Raleigh Braxton hated the word 'yo'. It was stupid and unprofessional and was it really so difficult to say 'hey' to get your boss' attention? Hiding his grimace, Raleigh cocked a brow in Neil's direction.

"Yes?"

"Seems we've got a phone tap," Neil Harrawitz replied. Neil was a computer-wiz, and though Raleigh didn't particularly like hiring his type on for these sorts of jobs it was becoming critical to have someone on board who knew a thing or two about technology. "I'm tracing it now."

Neil was a thief of the computer-hacker verity. He dabbled in credit fraud and other low-brow crime but Turner, Braxton's go-to headhunter, had assured him Neil was a loyal son-of-a-bitch and the best at what he did. So he'd been promised a share of the takings if he kept an eye on security cameras and museum correspondence and, of course, the Feds.

And just as Braxton suspected, Neil frowned and spelled out what he'd secretly been hoping for. "It's the FBI. The local branch. It's coded, but these tracers have bureau fingerprints all over them. Bunch of mediocre, no-good..."

The remainder of his words were mumbled, low and fast and Braxton didn't bother attempting to overhear the hacker's rant. A smirk tugged at one corner of Raleigh's mouth and an image flashed in his mind. An image of a panting woman, cheeks flushed and brows narrowed, eyes alight under the DMA's security lights. She'd had the gall to chase him, on foot, and actually thought she'd be successful in catching him red handed like he was some sort of amateur.

And he was not an amateur.

No, it seemed most on the FBI's watch list were unimaginative embezzlers and conmen, modern criminals that brought no flair, no excitement to the trade. Raleigh Braxton was nothing of the sort.
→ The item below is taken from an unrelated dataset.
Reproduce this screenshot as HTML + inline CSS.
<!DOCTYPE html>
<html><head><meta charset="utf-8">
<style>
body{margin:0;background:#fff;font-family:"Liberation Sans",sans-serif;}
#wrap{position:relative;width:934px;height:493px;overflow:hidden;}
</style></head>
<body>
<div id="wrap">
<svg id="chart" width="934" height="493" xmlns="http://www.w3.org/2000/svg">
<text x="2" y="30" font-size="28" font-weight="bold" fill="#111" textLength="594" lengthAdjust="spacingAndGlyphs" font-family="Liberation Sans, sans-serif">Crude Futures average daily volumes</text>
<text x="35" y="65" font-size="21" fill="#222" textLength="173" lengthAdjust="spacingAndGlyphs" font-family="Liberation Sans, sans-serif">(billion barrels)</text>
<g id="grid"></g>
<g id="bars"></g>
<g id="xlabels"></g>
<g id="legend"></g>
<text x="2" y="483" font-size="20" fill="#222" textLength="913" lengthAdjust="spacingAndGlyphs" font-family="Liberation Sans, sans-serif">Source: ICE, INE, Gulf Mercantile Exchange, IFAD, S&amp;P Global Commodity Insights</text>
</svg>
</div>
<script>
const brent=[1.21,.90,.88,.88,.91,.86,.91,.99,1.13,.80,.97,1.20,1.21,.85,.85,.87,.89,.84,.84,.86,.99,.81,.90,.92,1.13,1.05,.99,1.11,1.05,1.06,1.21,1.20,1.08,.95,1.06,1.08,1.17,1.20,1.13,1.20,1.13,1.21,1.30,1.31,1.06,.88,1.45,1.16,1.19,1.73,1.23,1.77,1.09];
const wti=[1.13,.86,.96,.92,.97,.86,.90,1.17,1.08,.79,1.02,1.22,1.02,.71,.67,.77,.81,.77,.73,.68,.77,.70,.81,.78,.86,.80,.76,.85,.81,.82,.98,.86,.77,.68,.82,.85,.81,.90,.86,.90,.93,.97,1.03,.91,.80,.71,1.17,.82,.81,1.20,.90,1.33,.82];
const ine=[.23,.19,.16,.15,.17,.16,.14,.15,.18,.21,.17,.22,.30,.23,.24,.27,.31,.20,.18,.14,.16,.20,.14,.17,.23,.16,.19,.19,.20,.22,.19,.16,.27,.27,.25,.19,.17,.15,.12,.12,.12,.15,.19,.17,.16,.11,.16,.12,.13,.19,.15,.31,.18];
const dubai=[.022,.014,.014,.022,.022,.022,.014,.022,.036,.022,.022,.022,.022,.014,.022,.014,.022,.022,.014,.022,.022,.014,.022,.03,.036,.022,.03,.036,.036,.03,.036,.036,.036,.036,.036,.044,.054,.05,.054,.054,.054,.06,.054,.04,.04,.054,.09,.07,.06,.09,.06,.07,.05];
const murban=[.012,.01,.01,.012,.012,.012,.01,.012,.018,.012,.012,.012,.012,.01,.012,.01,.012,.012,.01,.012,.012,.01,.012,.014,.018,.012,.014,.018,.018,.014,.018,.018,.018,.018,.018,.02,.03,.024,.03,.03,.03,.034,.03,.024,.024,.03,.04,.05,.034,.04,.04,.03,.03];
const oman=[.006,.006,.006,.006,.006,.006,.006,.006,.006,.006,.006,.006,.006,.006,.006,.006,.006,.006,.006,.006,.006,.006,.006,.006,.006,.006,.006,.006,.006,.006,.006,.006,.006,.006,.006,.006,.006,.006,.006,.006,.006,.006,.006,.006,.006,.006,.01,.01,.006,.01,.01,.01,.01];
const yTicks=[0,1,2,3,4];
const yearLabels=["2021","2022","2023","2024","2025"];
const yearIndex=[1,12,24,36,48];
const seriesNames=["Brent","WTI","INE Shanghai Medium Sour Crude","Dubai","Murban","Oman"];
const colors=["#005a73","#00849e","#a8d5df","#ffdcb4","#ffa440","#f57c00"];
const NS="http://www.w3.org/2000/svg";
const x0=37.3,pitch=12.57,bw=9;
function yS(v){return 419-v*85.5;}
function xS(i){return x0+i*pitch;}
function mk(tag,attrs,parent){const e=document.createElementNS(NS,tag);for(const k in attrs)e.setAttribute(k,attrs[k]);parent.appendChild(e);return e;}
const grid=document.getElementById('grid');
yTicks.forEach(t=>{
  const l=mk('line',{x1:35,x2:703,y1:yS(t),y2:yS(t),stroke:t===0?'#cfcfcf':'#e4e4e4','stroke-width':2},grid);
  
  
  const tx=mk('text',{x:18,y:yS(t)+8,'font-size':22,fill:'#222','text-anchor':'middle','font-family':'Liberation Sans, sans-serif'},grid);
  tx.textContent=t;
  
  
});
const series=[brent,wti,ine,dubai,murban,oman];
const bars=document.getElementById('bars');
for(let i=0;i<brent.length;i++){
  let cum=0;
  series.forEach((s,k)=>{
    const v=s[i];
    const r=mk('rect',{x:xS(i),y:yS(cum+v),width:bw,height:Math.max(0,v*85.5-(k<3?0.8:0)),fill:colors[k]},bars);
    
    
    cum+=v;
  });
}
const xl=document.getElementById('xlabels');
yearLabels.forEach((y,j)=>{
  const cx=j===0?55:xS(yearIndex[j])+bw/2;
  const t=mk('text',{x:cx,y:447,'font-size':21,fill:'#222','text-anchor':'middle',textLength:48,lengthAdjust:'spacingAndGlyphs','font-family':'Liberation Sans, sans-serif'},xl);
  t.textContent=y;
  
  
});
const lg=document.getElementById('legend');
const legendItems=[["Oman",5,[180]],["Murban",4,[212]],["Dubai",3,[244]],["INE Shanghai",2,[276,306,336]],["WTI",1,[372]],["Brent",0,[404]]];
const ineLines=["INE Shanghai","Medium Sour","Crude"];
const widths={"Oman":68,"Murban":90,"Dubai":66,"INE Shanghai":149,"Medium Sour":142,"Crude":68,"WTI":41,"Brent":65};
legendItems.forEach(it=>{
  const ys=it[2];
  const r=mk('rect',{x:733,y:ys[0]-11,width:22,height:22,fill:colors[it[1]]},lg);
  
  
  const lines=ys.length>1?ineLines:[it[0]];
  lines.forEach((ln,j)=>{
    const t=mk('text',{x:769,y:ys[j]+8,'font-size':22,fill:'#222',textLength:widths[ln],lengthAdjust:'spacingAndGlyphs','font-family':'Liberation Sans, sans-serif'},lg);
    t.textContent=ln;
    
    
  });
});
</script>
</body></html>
Braxton wasn't in the business for the money. Okay, so that was a lie, but he certainly wasn't in it strictly for the payout. He was a smart guy, a good businessman and he worked damn hard for what he got. If he wanted money he could go out and make an honest living, but where was the fun in that? Braxton was in the business for the glamor and prestige of his crime. Gem snatches, art heists, museum pilfers. There's nothing fun in computer hacking, no dramatics in insurance fraud, and no flair to bank robbery - not the robberies of today with ski masks and loaded guns. Raleigh always looked forward to the theatrics and the planning, and he especially looked forward to the look on Agent Olivia Hunt's face when he pulled off another job right under her crumpled little nose.